By reducing the amount of repetitive human intervention required for data handling, agencies can potentially minimize the kinds of manual mistakes that lead to exposure and compliance concerns.

The goal is not removing oversight — users still review and confirm information — but reducing the burden of repetitive processing that increases the likelihood of human error over time.


“Meet Users Where They Work”

Another major theme throughout the Tech Demo Lounge was integration.

Several presenters stressed that successful AI adoption depends on fitting naturally into existing workflows rather than forcing employees into entirely new systems.

“We are trying to talk about how we’re meeting you where your teams actually do work,” said Caleb Kramer of 1Fort.

Kramer described how insurance professionals spend much of their time mentally overloaded by inboxes, submissions, follow-ups, and remarketing tasks.

“It’s not where they do their best work,” he explained. “They do their best work when they’re in renewal meetings, when they’re in coffee shops trying to have their first meeting with prospects.”

Instead, employees often remain stuck managing growing to-do lists and fragmented communications.

1Fort demonstrated how AI can integrate directly into email workflows, helping teams organize tasks, document processes, and track submissions automatically.

“AI is great at keeping multiple plates spinning in the air at one time,” Kramer said.


AI as an Audit and Documentation Partner

One of the more practical applications discussed during the demos involved documentation and compliance support.

As tasks move through different systems, underwriters, and timelines, AI tools can help agencies maintain cleaner records and stronger visibility into account activity.

“We also want to be a good audit partner and documentation partner,” Kramer explained, “so you can show that you took those accounts to standard markets.”

Rather than relying entirely on manual tracking, AI systems can summarize workflows, document interactions, and organize information in ways that help agencies remain compliant while reducing administrative burden.


Why Email Became the Center of the Conversation

Multiple presenters focused heavily on email — and for good reason.

Email remains one of the largest sources of inefficiency in insurance workflows. Important requests get buried. Tasks pile up. Priorities become difficult to identify.
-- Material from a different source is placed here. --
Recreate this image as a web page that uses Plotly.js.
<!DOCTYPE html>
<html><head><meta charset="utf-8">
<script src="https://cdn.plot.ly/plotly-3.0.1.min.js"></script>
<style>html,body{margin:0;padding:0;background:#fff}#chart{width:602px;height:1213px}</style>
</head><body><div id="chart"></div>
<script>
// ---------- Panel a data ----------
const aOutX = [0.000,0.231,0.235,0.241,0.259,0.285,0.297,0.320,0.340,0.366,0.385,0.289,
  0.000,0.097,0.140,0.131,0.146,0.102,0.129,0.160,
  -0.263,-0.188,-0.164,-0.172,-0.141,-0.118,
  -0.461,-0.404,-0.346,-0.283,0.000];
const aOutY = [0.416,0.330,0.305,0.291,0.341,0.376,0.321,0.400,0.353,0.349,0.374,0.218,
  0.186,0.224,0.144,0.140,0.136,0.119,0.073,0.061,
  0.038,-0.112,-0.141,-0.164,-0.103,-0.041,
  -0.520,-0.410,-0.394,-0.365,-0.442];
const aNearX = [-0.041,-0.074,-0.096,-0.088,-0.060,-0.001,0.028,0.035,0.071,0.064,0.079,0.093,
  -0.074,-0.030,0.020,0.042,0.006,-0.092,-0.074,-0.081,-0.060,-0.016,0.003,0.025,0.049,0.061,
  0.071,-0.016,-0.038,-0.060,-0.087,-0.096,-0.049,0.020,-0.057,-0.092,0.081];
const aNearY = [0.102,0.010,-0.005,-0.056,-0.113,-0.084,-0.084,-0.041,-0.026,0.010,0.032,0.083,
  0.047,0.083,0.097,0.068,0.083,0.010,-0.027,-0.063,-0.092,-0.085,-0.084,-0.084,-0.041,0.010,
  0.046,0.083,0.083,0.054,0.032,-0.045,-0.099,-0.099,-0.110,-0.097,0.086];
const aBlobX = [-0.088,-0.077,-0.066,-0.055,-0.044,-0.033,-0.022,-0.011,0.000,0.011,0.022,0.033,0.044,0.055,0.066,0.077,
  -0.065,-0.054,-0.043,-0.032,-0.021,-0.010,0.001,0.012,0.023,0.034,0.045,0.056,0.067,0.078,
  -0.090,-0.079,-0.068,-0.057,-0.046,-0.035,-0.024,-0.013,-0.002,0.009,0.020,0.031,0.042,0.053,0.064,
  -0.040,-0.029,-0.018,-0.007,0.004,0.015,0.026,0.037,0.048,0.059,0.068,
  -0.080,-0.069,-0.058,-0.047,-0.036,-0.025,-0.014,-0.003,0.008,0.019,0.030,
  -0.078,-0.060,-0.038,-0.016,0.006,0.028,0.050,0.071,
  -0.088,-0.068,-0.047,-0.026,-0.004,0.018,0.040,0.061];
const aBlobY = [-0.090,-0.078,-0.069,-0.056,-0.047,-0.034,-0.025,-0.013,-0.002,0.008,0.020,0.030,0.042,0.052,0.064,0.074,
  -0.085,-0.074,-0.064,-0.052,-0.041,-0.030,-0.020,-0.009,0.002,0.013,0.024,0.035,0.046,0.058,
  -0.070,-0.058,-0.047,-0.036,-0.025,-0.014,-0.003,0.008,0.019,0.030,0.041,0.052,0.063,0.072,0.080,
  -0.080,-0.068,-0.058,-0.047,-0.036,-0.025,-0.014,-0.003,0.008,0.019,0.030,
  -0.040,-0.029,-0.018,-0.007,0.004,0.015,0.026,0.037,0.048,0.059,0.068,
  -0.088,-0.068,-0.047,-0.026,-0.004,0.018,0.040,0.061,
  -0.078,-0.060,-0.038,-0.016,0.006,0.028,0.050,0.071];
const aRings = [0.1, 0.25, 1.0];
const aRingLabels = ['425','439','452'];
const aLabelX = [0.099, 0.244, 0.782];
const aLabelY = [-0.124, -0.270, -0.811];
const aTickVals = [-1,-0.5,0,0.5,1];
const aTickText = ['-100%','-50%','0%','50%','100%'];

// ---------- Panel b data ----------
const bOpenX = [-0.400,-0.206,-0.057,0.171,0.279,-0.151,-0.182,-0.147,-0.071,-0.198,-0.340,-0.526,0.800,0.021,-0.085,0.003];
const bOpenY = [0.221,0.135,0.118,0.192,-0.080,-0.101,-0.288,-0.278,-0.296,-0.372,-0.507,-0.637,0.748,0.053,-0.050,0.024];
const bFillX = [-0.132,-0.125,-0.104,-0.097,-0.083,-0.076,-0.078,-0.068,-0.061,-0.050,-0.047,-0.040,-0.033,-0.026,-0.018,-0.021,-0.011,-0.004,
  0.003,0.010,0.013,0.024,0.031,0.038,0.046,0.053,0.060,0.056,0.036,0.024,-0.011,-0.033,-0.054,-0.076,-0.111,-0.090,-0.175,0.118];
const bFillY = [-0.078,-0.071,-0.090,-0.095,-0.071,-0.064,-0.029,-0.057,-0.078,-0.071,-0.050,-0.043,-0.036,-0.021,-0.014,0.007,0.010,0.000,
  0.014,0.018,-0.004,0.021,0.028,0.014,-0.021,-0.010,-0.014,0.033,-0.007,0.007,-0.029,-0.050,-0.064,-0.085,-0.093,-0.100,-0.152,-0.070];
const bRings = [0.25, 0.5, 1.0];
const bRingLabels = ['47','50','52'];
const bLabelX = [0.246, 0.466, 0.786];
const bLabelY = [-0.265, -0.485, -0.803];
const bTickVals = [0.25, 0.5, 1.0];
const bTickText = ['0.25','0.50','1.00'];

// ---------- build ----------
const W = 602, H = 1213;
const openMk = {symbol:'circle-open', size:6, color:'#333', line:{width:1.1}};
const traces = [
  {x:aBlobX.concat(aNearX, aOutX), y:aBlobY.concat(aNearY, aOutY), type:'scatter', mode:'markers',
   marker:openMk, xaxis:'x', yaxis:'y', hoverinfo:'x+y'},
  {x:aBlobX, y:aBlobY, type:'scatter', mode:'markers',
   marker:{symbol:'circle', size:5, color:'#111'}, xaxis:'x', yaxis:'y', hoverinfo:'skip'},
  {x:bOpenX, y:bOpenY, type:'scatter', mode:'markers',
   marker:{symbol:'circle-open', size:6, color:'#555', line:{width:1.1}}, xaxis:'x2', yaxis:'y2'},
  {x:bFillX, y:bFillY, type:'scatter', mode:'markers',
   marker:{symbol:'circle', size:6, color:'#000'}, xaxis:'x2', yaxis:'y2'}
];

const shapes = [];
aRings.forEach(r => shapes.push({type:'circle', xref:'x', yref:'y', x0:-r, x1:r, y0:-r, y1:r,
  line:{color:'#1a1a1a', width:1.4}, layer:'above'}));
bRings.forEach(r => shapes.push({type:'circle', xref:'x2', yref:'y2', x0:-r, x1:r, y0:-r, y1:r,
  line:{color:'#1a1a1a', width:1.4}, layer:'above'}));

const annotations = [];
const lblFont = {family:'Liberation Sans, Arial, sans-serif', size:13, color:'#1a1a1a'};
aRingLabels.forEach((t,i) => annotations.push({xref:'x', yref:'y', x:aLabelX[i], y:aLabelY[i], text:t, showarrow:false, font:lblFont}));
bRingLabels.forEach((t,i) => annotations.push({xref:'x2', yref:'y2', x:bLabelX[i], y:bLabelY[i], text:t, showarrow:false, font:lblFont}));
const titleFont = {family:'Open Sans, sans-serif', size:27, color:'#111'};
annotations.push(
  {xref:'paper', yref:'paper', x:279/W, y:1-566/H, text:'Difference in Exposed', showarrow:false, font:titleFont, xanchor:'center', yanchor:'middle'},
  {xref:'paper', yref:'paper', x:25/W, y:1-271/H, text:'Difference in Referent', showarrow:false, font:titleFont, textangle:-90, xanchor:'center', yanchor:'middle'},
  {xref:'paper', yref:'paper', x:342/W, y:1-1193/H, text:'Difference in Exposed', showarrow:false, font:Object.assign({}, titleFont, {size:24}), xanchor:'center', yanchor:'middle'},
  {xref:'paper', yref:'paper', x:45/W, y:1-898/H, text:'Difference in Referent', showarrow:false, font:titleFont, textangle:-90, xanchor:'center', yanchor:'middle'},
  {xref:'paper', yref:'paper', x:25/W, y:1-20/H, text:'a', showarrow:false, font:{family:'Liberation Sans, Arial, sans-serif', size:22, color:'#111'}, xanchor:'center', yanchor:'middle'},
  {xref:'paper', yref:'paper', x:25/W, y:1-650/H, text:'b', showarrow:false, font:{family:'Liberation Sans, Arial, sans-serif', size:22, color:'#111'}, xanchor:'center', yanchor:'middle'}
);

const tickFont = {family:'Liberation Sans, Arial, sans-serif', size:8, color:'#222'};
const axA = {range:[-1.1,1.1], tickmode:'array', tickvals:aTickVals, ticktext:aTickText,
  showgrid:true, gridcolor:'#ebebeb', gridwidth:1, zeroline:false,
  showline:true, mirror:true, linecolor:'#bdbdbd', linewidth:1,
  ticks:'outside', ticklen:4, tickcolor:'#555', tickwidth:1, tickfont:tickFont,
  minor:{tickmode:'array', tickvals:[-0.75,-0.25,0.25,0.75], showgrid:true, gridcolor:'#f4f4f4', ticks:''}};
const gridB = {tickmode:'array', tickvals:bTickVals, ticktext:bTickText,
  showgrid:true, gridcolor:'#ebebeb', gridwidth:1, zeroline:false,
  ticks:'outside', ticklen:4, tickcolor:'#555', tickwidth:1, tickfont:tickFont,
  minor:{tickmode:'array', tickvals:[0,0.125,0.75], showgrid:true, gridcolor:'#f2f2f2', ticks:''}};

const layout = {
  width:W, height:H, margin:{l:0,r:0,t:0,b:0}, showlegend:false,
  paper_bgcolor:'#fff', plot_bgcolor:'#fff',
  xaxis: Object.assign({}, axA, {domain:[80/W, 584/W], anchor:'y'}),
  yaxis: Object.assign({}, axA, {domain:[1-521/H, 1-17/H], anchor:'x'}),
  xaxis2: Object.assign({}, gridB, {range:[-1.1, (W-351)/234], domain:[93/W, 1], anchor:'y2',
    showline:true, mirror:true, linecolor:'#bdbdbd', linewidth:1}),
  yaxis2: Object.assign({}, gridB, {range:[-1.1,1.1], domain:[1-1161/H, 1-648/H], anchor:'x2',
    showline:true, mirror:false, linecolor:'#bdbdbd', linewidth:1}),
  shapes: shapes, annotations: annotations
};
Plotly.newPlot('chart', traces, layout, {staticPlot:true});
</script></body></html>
Leo, presenting later in the Tech Demo Lounge, described email as both an “untapped data source” and a major source of lost time and efficiency.

“You log in every morning and you have all these separate emails to work with,” he said. “Where do you start?”
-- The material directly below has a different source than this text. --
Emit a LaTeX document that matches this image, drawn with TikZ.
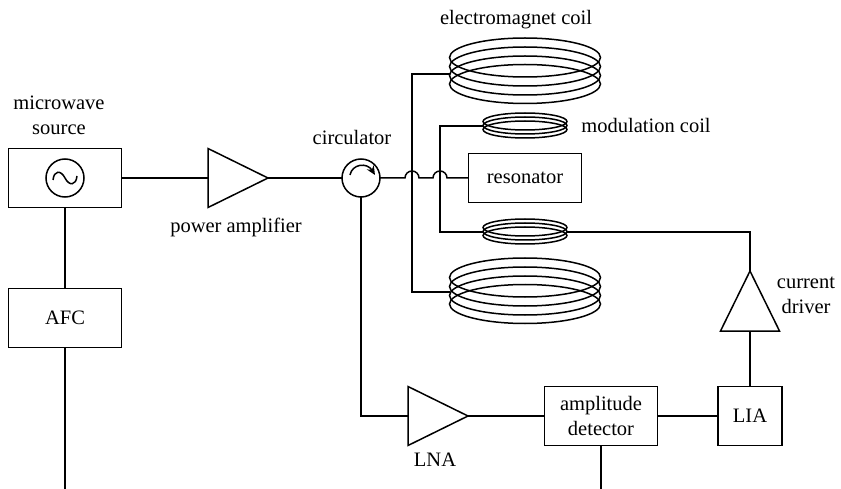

His company’s AI platform analyzes inbox activity to help account managers prioritize urgent tasks, summarize conversations, and identify what requires immediate attention.

“One more urgent COI to drive, get a deal across the line, or a first notice of loss that desperately needs your attention,” he explained, “that’s maybe the 30th email down, and you would have found it two hours into your day.”
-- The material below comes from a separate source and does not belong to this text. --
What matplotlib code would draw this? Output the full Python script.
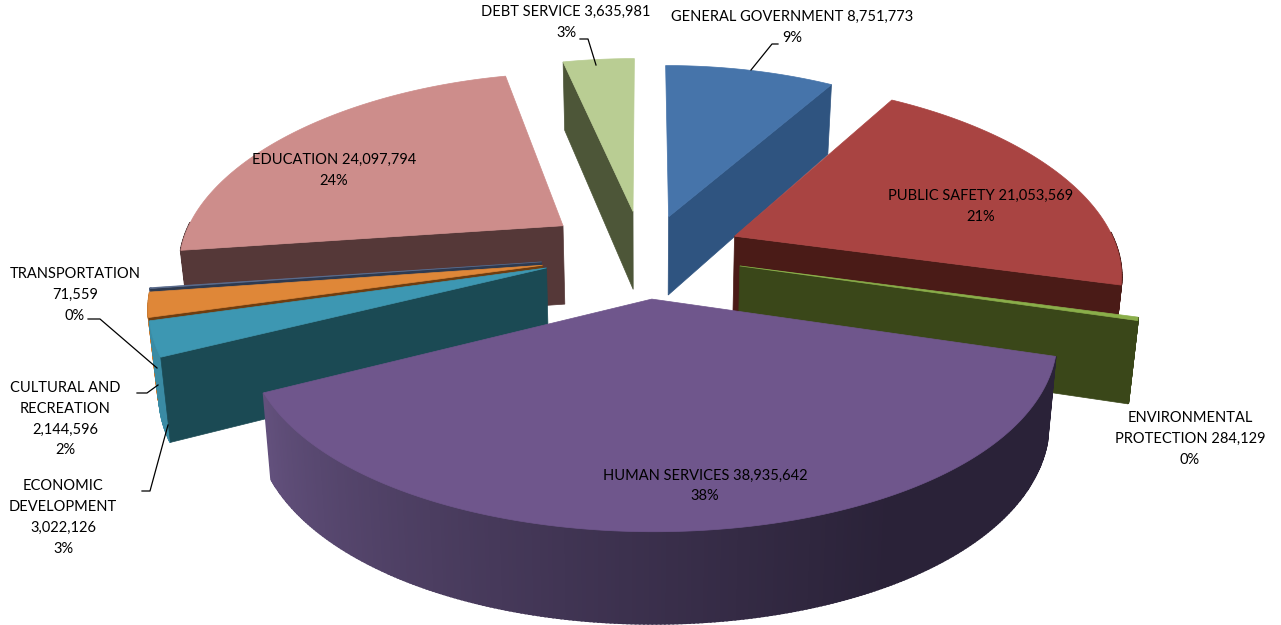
import numpy as np
import matplotlib
matplotlib.use("Agg")
import matplotlib.pyplot as plt
from matplotlib.patches import Polygon
from matplotlib.colors import to_rgb

categories = ["GENERAL GOVERNMENT", "PUBLIC SAFETY", "ENVIRONMENTAL PROTECTION", "HUMAN SERVICES",
              "ECONOMIC DEVELOPMENT", "CULTURAL AND RECREATION", "TRANSPORTATION", "EDUCATION", "DEBT SERVICE"]
values = [8751773, 21053569, 284129, 38935642, 3022126, 2144596, 71559, 24097794, 3635981]
percents = [9, 21, 0, 38, 3, 2, 0, 24, 3]
explode = [0.20, 0.235, 0.24, 0.25, 0.27, 0.27, 0.27, 0.30, 0.22]
nudge_x = [-1, 3, 1, -7, -6, -6, -6, 4, -8]
nudge_y = [1, 2, 4, 2, 0, 5, 5, 6, 0]
radius = [1.01, 1.01, 1.01, 1, 1, 1, 1, 1.015, 1.03]
top_colors = ["#4674aa", "#a94442", "#8aae4a", "#6f568c", "#3d97b2", "#df8738", "#5a6b8c", "#cd8d8b", "#b9cd93"]
cut_colors = ["#2f5480", "#4a1b17", "#3a4719", "#2c2440", "#1b4a54", "#6e3d10", "#2e3a50", "#553838", "#4d5638"]
wall_right = ["#2f5480", "#4a1b17", "#3a4719", "#2a2238", "#3a8ba4", "#c97a30", "#4a5a78", "#553838", "#4d5638"]
wall_left = ["#2f5480", "#4a1b17", "#3a4719", "#62507c", "#3a8ba4", "#c97a30", "#4a5a78", "#553838", "#4d5638"]
paint_order = [8, 0, 7, 6, 5, 4, 1, 2, 3]

CX, CY, RX, RY, KX, KY = 650, 250, 380, 182, 0.18, 0.15

def project(X, Y, z=0.0):
    sx = 1 / (1 - KX * Y)
    sy = 1 / (1 - KY * Y)
    px = RX * X * sx
    py = RY * Y * sy
    if z:
        px = px * (1 - 0.02 * z)
        py = py + z * 80 * (1 + 0.12 * Y)
    return CX + px, CY + py

fig = plt.figure(figsize=(12.81, 6.25), dpi=100)
ax = fig.add_axes([0, 0, 1, 1])
ax.set_xlim(0, 1281)
ax.set_ylim(625, 0)
ax.axis("off")

angles = np.concatenate([[0], np.cumsum(values) / np.sum(values) * 360])

def poly(pts, color, z, i, lw=0.5):
    pts = [(x + nudge_x[i], y + nudge_y[i]) for x, y in pts]
    ax.add_patch(Polygon(pts, closed=True, facecolor=color, edgecolor=color, linewidth=lw, zorder=z))

for order, i in enumerate(paint_order):
    a0, a1 = np.radians(angles[i]), np.radians(angles[i + 1])
    mid = (a0 + a1) / 2
    ox, oy = explode[i] * np.sin(mid), -explode[i] * np.cos(mid)
    th = np.linspace(a0, a1, max(3, int(np.degrees(a1 - a0) * 2) + 2))
    arcX, arcY = ox + radius[i] * np.sin(th), oy - radius[i] * np.cos(th)
    z = 2 + order * 3
    c0, c1 = np.array(to_rgb(wall_right[i])), np.array(to_rgb(wall_left[i]))
    for j in range(len(th) - 1):
        m = (th[j] + th[j + 1]) / 2
        if -np.cos(m) > -0.02:
            f = np.clip((np.degrees(m) - 150) / 93, 0, 1) ** 1.1
            col = c0 + (c1 - c0) * f
            pts = [project(arcX[j], arcY[j]), project(arcX[j + 1], arcY[j + 1]),
                   project(arcX[j + 1], arcY[j + 1], 1), project(arcX[j], arcY[j], 1)]
            poly(pts, col, z, i, lw=1.4)
    for a, n in ((a0, -1), (a1, 1)):
        if n * np.sin(a) > 1e-6:
            ex, ey = ox + radius[i] * np.sin(a), oy - radius[i] * np.cos(a)
            pts = [project(ox, oy), project(ex, ey), project(ex, ey, 1), project(ox, oy, 1)]
            poly(pts, cut_colors[i], z + 1, i)
    pts = [project(ox, oy)] + [project(x, y) for x, y in zip(arcX, arcY)]
    poly(pts, top_colors[i], z + 2, i)

FONT = dict(family="Lato", fontsize=10.5, color="black", ha="center", va="center", linespacing=1.62, zorder=60)
fmt = lambda v: f"{v:,}"
labels = [
    (792, 27.5, f"{categories[0]} {fmt(values[0])}\n{percents[0]}%"),
    (981, 206.5, f"{categories[1]} {fmt(values[1])}\n{percents[1]}%"),
    (1190, 439, f"ENVIRONMENTAL\nPROTECTION {fmt(values[2])}\n{percents[2]}%"),
    (705, 486, f"{categories[3]} {fmt(values[3])}\n{percents[3]}%"),
    (63, 517.5, f"ECONOMIC\nDEVELOPMENT\n{fmt(values[4])}\n{percents[4]}%"),
    (65, 419, f"CULTURAL AND\nRECREATION\n{fmt(values[5])}\n{percents[5]}%"),
    (75, 295, f"{categories[6]}\n{fmt(values[6])}\n{percents[6]}%"),
    (334, 170.5, f"{categories[7]} {fmt(values[7])}\n{percents[7]}%"),
    (566, 22.5, f"{categories[8]} {fmt(values[8])}\n{percents[8]}%"),
]
for x, y, s in labels:
    ax.text(x, y, s, **FONT)

leaders = [([580, 588, 596], [39, 39, 65]), ([778, 772, 751], [44, 44, 70]),
           ([88, 100, 157], [319, 319, 368]), ([137, 147, 158], [393, 393, 385]),
           ([142, 150, 168], [491, 491, 425])]
for xs, ys in leaders:
    ax.plot(xs, ys, color="black", lw=0.9, zorder=55)

fig.savefig("out.png", dpi=100)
The system is not designed to replace decision-making, but to reduce cognitive overload and organize work more intelligently.


Healthy Skepticism Is Still Important

Interestingly, one of the strongest messages from the Tech Demo Lounge was not blind enthusiasm for AI.

It was skepticism.

“I would encourage you to be skeptical of AI,” Leo told attendees. “Of us three as vendors, and anyone else you talk to.”

That skepticism, however, was framed as productive — not fearful.

Presenters repeatedly emphasized that AI should be implemented intentionally, with human oversight, testing, and gradual adoption.

The technology works best not when it replaces people, but when it supports them.

The Bigger Picture

The most compelling takeaway from the Tech Demo Lounge was that AI in insurance is evolving beyond hype.

The focus is becoming increasingly practical:

As one presenter summarized, the goal is not replacing people.

“We just want to help you and your team do the 80% of the first-mile work,” Kramer said.

And for an industry built on trust, relationships, and expertise, that shift could make all the difference.